# Graphic Notation



## Mr. Big Noodles (Jul 25, 2013)

Does anybody know some good resources concerning graphic notation? I'm looking for something that discusses practical considerations specifically, but anything that instructs or analyzes would be great. I'm writing a piano piece that has a couple of movements that are performed on the inside of the instrument, so I don't think a grand staff is gonna cut it.


----------



## Given To Fly (Jul 25, 2013)

I can't name a journal article or dissertation but I'm sure there is a lot of information stemming from George Crumb's _Makrokosmos_.


----------



## AugmentedFourth (Jul 26, 2013)

Is this the kind of thing people use graphic notation for? Because I never really understood why it's called graphic "notation", since I kind of figured it went something like:

1) Draw squiggly lines
2) Name your piece
3) Give to a performer of musical instruments
4) ???
5) Profit! (Probably not really.)

i.e., more of a freer form of expressing music non-musically rather than using a rigidly defined "notation" to express music non-musically.


----------



## Hollowway (Jul 26, 2013)

Man, this thread is making me confused. SW asking a question of us, rather than the other way around! It's like God waking me up and saying, "Hey Andy, what would you do in this situation...?" 

But seriously, I don't know of a particular book, but years ago in college I took a contemporary composition class and we couldn't use any standard notation for a number of the pieces we did. The teacher showed us some examples, but he told us that most people just developed stuff on their own, in terms of the notation. So my advice would be to just search online for ideas and assemble those into your battery of knowledge. I figure you have so much that you know about music as it is, once you get familiar with these things you'll be an excellent judge of what makes sense and what doesn't.


----------



## Mr. Big Noodles (Jul 26, 2013)

Given To Fly said:


> I can't name a journal article or dissertation but I'm sure there is a lot of information stemming from George Crumb's _Makrokosmos_.



Unfortunately, Crumb did not dabble in the sort of indeterminate notation I'm looking for. The Makrokosmos score looks cool, but one could notate this stuff linearly and normally if they so pleased.







What I'm trying to do is to exploit the timbres that result from direct manipulation of the strings: one movement is percussive colors, the other movement is sustained colors. Henry Cowell deals with the inside of the piano in The Banshee, which actually uses some pretty normal notation, but the technical requirements for the piece are different from what I intend.

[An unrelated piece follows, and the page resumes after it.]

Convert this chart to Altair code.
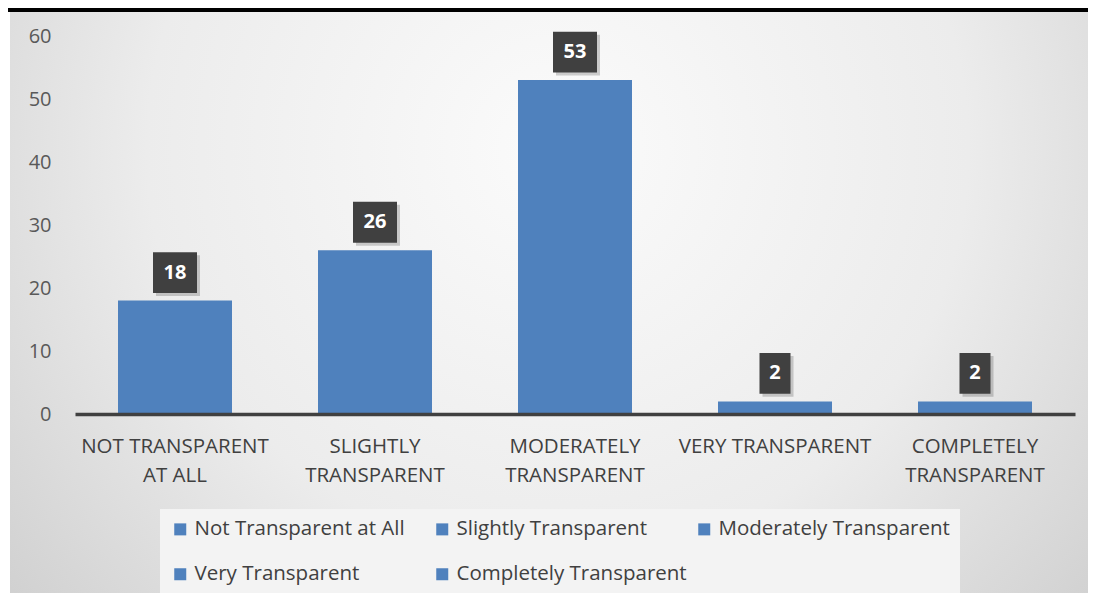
import altair as alt
import pandas as pd

categories = ["Not Transparent at All", "Slightly Transparent", "Moderately Transparent",
              "Very Transparent", "Completely Transparent"]
values = [18, 26, 53, 2, 2]
axis_labels = [["NOT TRANSPARENT", "AT ALL"], ["SLIGHTLY", "TRANSPARENT"],
               ["MODERATELY", "TRANSPARENT"], ["VERY TRANSPARENT"],
               ["COMPLETELY", "TRANSPARENT"]]
y_ticks = [0, 10, 20, 30, 40, 50, 60]

BLUE = "#4f81bd"
FONT = "Open Sans"

df = pd.DataFrame({"category": categories, "value": values})
df["digits"] = df["value"].astype(str).str.len().astype(str)

# label expression for multi-line x labels
expr = "''"
for cat, lab in reversed(list(zip(categories, axis_labels))):
    arr = "[" + ",".join("'" + s + "'" for s in lab) + "]"
    expr = f"datum.value == '{cat}' ? {arr} : ({expr})"

W, H = 1000, 378

bg = alt.Chart(pd.DataFrame({"k": [0]})).mark_rect(
    color=alt.RadialGradient(
        gradient="radial",
        x1=0.5, y1=0.35, r1=0.0, x2=0.5, y2=0.35, r2=0.75,
        stops=[alt.GradientStop(color="#fbfbfb", offset=0),
               alt.GradientStop(color="#ececec", offset=0.5),
               alt.GradientStop(color="#c6c6c6", offset=1)],
    )
).encode(x=alt.value(-65), x2=alt.value(1030), y=alt.value(-24), y2=alt.value(H + 200))

topline = alt.Chart(pd.DataFrame({"k": [0]})).mark_rule(color="#000000", strokeWidth=4).encode(
    x=alt.value(-75), x2=alt.value(1040), y=alt.value(-26)
)

xenc = alt.X("category:N", sort=categories,
             scale=alt.Scale(paddingInner=0.43, paddingOuter=0.215),
             axis=alt.Axis(title=None, labelAngle=0, labelExpr=expr, ticks=False,
                           domainColor="#404040", domainWidth=3.5, zindex=1, labelLimit=0,
                           labelFont=FONT, labelFontSize=20.5, labelColor="#404040",
                           labelPadding=22, labelLineHeight=29, labelBaseline="top"))
yenc = alt.Y("value:Q", scale=alt.Scale(domain=[0, 60]),
             axis=alt.Axis(title=None, values=y_ticks, grid=False, domain=False, ticks=False,
                           zindex=1,
                           labelFont=FONT, labelFontSize=20, labelColor="#595959",
                           labelPadding=24))

base = alt.Chart(df)

bars = base.mark_bar(color=BLUE).encode(
    x=xenc, y=yenc,
    color=alt.Color("category:N", sort=categories,
                    scale=alt.Scale(domain=categories, range=[BLUE] * 5),
                    legend=alt.Legend(title=None, orient="none", legendX=85, legendY=473,
                                      direction="horizontal", zindex=1,
                                      columns=3, gridAlign="all", symbolType="square",
                                      symbolSize=144, symbolStrokeWidth=0, labelLimit=0,
                                      labelFont=FONT, labelFontSize=20.5, labelColor="#404040",
                                      labelOffset=4, columnPadding=6, rowPadding=24,
                                      padding=10, fillColor="#f3f3f3")),
)

paths = ["M-0.705,-0.93L0.705,-0.93L0.705,0.93L-0.705,0.93Z",
         "M-1,-0.93L1,-0.93L1,0.93L-1,0.93Z"]
shape_scale = alt.Scale(domain=["1", "2"], range=paths)

shadow = base.mark_point(filled=True, size=1936, color="#000000", opacity=0.18,
                         xOffset=3, yOffset=-25, strokeWidth=0).encode(
    x=alt.X("category:N", sort=categories), y="value:Q",
    shape=alt.Shape("digits:N", scale=shape_scale, legend=None),
)
boxes = base.mark_point(filled=True, size=1936, color="#404040", opacity=1,
                        yOffset=-28, strokeWidth=0).encode(
    x=alt.X("category:N", sort=categories), y="value:Q",
    shape=alt.Shape("digits:N", scale=shape_scale, legend=None),
)
texts = base.mark_text(yOffset=-28, baseline="middle", align="center", color="white",
                       fontWeight="bold", font=FONT, fontSize=20).encode(
    x=alt.X("category:N", sort=categories), y="value:Q", text="value:Q"
)

chart = alt.layer(bg, topline, bars, shadow, boxes, texts).properties(
    width=W, height=H,
    autosize=alt.AutoSizeParams(type="none"),
    padding={"left": 67, "top": 28, "right": 13, "bottom": 179},
    background="white",
).configure_view(stroke=None)

chart.save("out.html", embed_options={"renderer": "svg", "actions": False})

What I'm looking for is on the order of Stockhausen's notation for the fixed media in Kontakte:






However, that's far too much information, and is really meant for someone to follow along rather than translate into sound. (By the way, I read the score for this piece, in its entirety, upside down, the first time I heard it. Bro points.)

Following is a preliminary sketch of the first page that I put together a few months back, before life started happening. The three staves indicate relative registers (high, medium, low), since not all pianos have the same construction. Pitch is indeterminate for practical reasons, since my performer is not going to have a whole lot of time to put this together and the other movements are hard. Also, because I like the idea of aleatory mixed within determinate structures, and because timbre has precedence over pitch in these movements.






I feel like I'm just wanking about though, as if I'm going about it the wrong way. I have a definite idea in mind, so I'm trying to avoid making some amateur notation mistake. Unfortunately, there probably isn't any standard method to writing or interpreting this kind of thing, but if there is an established way of doing X, I'd rather find out before I do Y instead.



Hollowway said:


> But seriously, I don't know of a particular book, but years ago in college I took a contemporary composition class and we couldn't use any standard notation for a number of the pieces we did. The teacher showed us some examples, but he told us that most people just developed stuff on their own, in terms of the notation. So my advice would be to just search online for ideas and assemble those into your battery of knowledge. I figure you have so much that you know about music as it is, once you get familiar with these things you'll be an excellent judge of what makes sense and what doesn't.



Yeah, that's about as much as I've been thinking. Any articles that I've found are too simplistic, and I don't know of any pieces that do what I want to do. I might just have to, you know, put the time in and figure it out on my own. 

There are some common ideas in terms of representing textures, but these are things I am already aware of and using: Graphic Notation

An article that is set against an aesthetic and philosophical argument, which I really don't need: http://opinionator.blogs.nytimes.com/2011/08/03/scoring-outside-the-lines/?_r=0

Horat&#807;iu Ra&#774;dulescu wrote a lot of music for string instruments in which the relative position of the hand on the string is sort of indicated, and he works with intervallic distances rather than pitch distances from time to time. Sort of in the vein of what I am going for, except a violin has 4 strings, and a piano has 22 times that (not counting multiple courses). This is easily my favorite score page in the entire history of music ever:


----------



## farren (Jul 26, 2013)

What the hell.


----------